Could you copy exactly the lines from the start of the records through the one containing "import * as echarts from 'echarts';", both included, and leave out the pictures?
— start Given entries —
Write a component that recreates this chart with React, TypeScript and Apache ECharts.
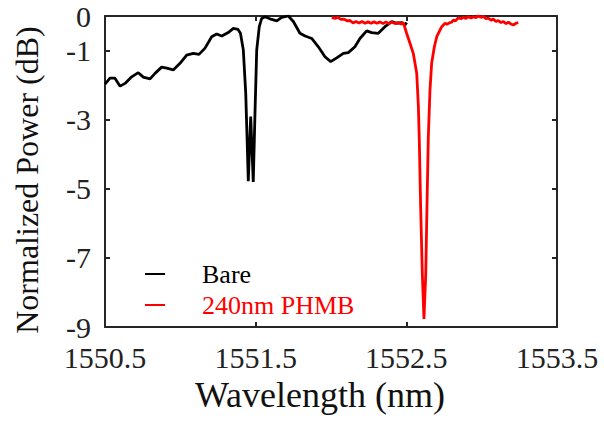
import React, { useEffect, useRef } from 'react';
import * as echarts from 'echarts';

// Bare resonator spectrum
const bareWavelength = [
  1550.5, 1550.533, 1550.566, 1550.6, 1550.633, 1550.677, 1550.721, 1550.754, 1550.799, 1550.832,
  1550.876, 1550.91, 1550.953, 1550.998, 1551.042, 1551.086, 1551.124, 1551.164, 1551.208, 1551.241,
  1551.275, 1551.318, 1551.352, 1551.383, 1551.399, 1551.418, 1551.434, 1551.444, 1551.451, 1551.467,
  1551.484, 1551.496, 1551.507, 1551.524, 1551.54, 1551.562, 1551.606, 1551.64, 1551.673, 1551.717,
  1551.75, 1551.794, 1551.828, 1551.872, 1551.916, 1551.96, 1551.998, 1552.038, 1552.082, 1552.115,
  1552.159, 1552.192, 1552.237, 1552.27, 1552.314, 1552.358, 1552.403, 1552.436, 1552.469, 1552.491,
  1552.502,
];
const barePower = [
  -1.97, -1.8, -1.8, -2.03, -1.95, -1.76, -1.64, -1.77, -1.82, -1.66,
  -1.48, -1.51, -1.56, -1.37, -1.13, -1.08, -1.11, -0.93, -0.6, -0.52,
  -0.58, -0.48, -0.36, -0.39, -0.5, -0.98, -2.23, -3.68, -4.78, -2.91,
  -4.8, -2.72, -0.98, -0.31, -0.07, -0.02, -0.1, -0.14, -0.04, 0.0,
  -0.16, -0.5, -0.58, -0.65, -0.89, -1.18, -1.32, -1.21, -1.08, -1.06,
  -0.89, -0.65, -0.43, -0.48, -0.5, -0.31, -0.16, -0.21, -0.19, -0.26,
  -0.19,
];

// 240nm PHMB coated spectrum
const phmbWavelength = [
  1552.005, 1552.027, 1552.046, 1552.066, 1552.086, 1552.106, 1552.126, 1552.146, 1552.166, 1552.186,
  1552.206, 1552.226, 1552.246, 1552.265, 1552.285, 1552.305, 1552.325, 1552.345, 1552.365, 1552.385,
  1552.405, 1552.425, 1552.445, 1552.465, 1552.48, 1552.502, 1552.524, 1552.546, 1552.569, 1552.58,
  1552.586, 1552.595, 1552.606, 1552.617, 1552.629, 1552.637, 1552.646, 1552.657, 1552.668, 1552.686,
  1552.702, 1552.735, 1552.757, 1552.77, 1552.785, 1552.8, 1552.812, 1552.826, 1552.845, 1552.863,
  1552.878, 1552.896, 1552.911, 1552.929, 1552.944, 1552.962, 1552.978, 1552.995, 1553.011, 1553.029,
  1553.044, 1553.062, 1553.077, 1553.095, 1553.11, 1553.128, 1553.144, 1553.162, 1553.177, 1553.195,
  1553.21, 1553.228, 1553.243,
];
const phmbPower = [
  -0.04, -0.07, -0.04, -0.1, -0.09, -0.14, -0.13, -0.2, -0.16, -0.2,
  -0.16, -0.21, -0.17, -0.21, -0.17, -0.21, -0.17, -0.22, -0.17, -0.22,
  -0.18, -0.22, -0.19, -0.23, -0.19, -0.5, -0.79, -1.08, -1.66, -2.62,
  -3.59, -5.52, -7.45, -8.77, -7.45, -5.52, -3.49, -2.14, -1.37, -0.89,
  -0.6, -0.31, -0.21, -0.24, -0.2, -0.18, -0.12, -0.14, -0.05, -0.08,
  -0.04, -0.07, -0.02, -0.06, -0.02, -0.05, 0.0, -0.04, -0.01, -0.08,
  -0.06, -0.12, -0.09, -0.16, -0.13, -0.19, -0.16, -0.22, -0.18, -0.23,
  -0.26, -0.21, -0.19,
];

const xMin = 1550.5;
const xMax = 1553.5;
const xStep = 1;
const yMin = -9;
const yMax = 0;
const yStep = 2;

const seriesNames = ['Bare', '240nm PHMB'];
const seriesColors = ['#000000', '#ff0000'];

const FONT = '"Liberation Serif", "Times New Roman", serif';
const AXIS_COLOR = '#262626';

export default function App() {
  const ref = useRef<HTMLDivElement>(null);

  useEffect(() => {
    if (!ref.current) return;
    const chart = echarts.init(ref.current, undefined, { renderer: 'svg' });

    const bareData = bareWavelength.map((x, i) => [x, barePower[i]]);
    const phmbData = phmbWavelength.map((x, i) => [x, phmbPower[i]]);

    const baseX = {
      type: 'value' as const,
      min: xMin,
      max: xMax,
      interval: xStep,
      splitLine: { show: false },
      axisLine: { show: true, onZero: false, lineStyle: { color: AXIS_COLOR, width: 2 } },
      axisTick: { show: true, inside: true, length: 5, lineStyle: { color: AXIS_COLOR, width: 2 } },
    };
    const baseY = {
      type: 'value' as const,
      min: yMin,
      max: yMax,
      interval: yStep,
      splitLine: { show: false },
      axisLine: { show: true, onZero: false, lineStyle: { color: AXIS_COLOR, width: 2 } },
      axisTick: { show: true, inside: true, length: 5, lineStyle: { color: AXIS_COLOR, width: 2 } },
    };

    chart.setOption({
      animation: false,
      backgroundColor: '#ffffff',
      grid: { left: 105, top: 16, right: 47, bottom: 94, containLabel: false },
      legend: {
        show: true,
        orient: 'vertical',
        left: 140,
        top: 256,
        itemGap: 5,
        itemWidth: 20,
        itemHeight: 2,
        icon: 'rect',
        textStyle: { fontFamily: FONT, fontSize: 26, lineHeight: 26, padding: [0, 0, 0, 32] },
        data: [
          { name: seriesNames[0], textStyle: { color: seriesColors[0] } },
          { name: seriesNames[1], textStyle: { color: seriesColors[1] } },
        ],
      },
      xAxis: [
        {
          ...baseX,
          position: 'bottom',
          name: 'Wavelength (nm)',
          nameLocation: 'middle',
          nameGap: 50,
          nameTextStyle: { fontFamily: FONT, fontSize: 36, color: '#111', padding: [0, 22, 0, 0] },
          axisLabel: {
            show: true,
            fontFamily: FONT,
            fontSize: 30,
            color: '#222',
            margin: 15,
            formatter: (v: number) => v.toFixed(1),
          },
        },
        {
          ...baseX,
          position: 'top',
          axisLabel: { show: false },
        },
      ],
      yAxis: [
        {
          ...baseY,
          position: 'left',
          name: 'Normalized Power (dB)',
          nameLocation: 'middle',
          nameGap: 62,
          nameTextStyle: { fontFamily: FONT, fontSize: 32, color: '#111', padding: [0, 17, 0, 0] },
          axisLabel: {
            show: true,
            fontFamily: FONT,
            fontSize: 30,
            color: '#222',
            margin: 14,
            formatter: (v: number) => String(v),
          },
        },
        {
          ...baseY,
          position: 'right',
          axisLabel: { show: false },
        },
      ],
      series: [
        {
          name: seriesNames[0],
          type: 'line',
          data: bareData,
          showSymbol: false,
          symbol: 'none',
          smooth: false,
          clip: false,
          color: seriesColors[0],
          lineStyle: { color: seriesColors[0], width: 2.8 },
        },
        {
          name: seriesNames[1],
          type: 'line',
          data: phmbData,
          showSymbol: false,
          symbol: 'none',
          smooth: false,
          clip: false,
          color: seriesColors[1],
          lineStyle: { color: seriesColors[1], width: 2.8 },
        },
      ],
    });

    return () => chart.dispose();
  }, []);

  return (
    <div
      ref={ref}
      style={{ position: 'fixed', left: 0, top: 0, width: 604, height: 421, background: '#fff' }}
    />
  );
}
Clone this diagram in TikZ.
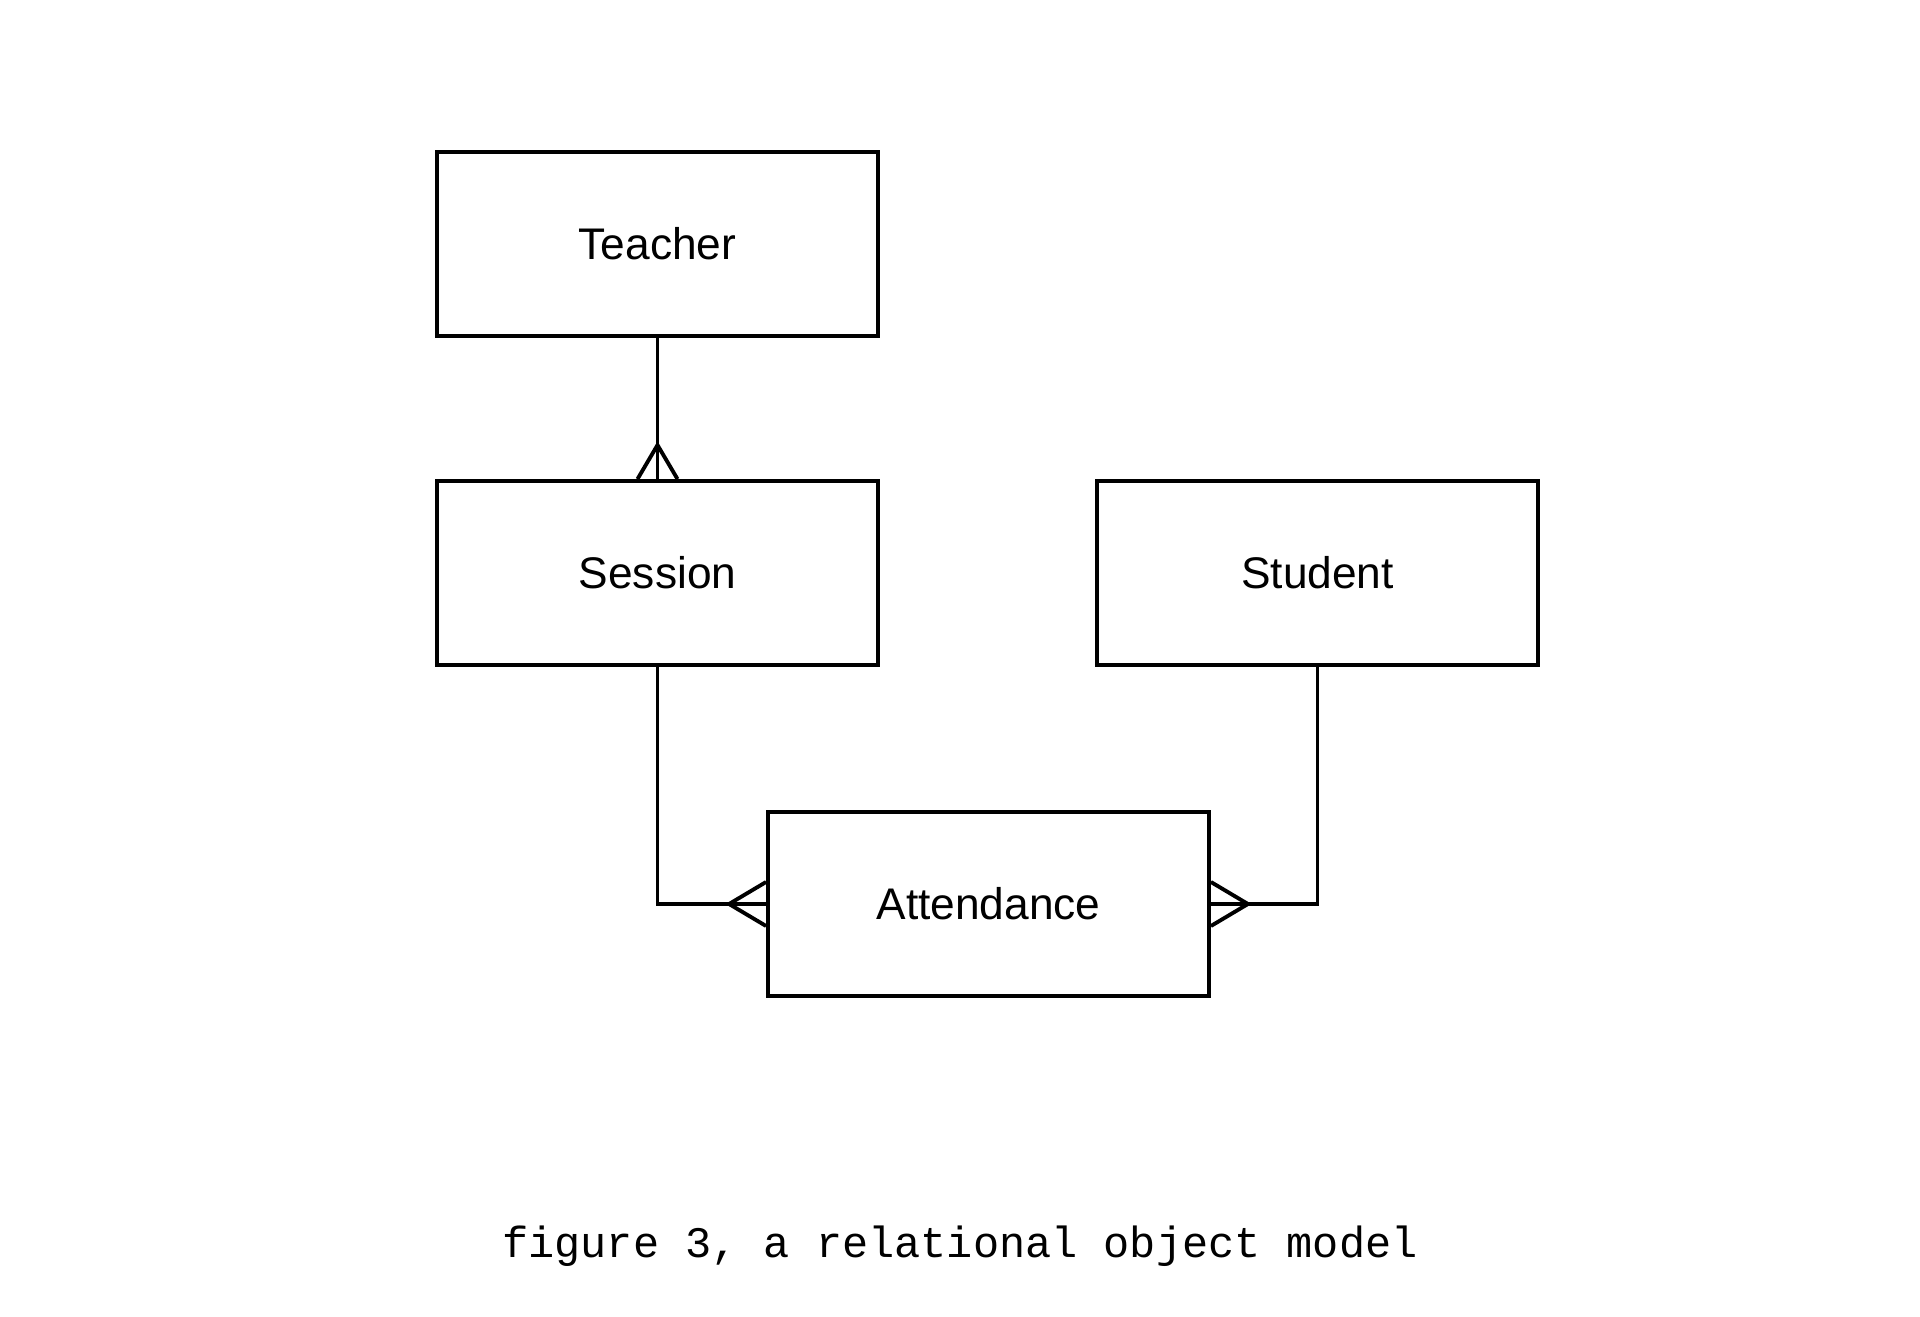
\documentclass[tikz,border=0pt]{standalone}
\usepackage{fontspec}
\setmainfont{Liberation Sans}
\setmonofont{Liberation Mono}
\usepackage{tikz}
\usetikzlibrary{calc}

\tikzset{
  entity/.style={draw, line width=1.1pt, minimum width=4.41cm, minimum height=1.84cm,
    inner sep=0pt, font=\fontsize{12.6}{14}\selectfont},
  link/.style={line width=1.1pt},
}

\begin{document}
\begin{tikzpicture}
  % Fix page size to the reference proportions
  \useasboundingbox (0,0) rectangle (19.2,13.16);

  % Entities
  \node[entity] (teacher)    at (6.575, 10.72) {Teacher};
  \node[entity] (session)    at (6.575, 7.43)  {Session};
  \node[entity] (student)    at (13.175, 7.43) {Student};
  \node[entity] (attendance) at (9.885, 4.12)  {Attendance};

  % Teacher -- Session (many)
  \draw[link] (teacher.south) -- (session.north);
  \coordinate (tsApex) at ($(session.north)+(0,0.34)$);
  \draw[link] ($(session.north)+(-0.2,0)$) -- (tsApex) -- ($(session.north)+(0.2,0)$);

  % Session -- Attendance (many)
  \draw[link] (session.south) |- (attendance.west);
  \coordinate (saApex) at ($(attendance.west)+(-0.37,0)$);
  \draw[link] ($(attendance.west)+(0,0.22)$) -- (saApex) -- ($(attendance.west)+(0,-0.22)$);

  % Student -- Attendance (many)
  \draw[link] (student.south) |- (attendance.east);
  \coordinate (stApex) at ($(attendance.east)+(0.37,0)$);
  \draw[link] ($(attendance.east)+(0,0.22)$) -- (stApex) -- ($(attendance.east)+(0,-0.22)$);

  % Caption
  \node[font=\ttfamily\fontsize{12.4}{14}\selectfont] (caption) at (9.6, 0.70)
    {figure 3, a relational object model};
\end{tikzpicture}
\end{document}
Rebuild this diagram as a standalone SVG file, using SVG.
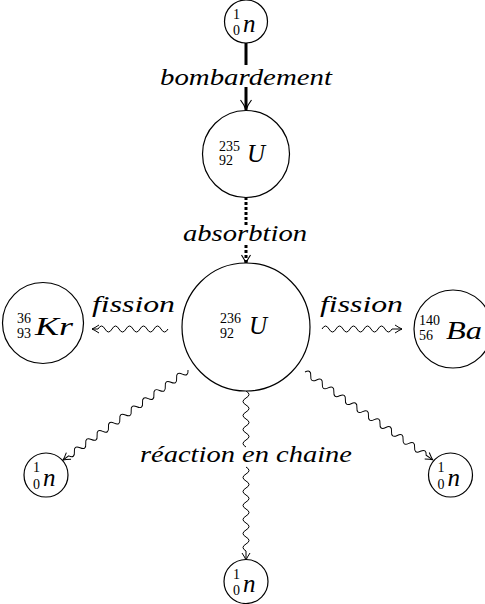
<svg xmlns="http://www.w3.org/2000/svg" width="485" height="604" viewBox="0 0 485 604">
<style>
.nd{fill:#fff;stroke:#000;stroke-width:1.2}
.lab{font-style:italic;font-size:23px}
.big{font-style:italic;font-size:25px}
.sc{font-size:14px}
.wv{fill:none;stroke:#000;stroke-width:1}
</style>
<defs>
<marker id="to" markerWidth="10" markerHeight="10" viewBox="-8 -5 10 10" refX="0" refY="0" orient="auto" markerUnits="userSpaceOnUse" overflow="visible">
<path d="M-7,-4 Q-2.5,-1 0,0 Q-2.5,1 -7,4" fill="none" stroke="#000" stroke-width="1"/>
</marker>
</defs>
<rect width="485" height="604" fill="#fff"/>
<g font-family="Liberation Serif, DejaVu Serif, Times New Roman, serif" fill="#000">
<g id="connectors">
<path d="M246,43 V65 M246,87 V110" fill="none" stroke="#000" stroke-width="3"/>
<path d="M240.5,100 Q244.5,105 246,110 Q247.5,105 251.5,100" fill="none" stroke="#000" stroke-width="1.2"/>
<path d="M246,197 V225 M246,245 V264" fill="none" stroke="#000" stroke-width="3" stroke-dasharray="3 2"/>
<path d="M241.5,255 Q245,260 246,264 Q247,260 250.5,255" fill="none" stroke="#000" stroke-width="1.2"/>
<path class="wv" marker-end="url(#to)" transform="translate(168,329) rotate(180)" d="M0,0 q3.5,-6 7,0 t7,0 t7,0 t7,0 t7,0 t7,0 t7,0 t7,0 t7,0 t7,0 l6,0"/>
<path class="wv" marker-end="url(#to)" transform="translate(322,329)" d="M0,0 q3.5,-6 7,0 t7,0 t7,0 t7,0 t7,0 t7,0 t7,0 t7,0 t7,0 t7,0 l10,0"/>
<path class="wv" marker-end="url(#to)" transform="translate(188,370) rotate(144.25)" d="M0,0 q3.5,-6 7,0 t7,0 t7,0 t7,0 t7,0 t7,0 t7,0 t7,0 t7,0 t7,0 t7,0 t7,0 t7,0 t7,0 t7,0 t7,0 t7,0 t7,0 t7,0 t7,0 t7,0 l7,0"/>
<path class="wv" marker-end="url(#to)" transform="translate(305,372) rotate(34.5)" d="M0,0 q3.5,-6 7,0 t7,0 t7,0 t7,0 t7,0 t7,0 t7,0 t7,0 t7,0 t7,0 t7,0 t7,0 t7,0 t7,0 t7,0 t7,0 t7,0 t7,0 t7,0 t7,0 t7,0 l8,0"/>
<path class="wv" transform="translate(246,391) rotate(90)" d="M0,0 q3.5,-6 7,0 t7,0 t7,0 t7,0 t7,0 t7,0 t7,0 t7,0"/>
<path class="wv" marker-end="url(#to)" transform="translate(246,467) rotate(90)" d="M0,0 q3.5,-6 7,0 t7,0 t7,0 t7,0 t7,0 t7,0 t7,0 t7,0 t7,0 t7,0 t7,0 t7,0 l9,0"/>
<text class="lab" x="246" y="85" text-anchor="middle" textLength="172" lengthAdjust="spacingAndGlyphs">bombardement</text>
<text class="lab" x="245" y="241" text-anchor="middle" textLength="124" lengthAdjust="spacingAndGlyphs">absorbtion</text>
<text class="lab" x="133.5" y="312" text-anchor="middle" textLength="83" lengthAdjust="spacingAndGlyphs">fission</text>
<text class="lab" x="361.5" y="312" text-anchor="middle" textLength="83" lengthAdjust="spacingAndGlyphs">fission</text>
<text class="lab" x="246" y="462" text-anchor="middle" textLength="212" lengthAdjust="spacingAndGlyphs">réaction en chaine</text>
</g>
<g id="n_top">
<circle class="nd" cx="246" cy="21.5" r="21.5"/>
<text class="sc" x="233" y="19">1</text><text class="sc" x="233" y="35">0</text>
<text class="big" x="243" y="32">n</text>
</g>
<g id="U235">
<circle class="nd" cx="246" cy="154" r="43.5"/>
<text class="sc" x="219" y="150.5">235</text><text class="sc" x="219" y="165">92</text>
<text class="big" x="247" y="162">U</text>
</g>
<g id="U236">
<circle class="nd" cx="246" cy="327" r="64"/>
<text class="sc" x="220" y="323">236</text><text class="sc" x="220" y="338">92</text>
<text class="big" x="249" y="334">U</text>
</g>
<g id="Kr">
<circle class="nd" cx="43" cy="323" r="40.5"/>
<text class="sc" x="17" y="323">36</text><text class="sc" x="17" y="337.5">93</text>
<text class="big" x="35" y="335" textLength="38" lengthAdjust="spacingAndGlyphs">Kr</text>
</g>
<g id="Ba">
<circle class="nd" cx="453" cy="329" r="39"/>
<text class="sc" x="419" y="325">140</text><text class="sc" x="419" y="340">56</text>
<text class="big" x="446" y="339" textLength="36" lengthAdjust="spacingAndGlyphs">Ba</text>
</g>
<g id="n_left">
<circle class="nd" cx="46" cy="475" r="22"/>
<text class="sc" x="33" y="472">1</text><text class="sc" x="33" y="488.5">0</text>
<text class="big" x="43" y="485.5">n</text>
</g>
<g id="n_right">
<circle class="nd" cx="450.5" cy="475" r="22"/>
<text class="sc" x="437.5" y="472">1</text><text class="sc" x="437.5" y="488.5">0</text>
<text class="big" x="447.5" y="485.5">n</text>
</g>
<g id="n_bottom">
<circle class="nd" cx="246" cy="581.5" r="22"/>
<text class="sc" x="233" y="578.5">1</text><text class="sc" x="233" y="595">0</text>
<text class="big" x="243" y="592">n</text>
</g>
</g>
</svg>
— end Given entries —
(Result for this exercise):
Write a component that recreates this chart with React, TypeScript and Apache ECharts.
import React, { useEffect, useRef } from 'react';
import * as echarts from 'echarts';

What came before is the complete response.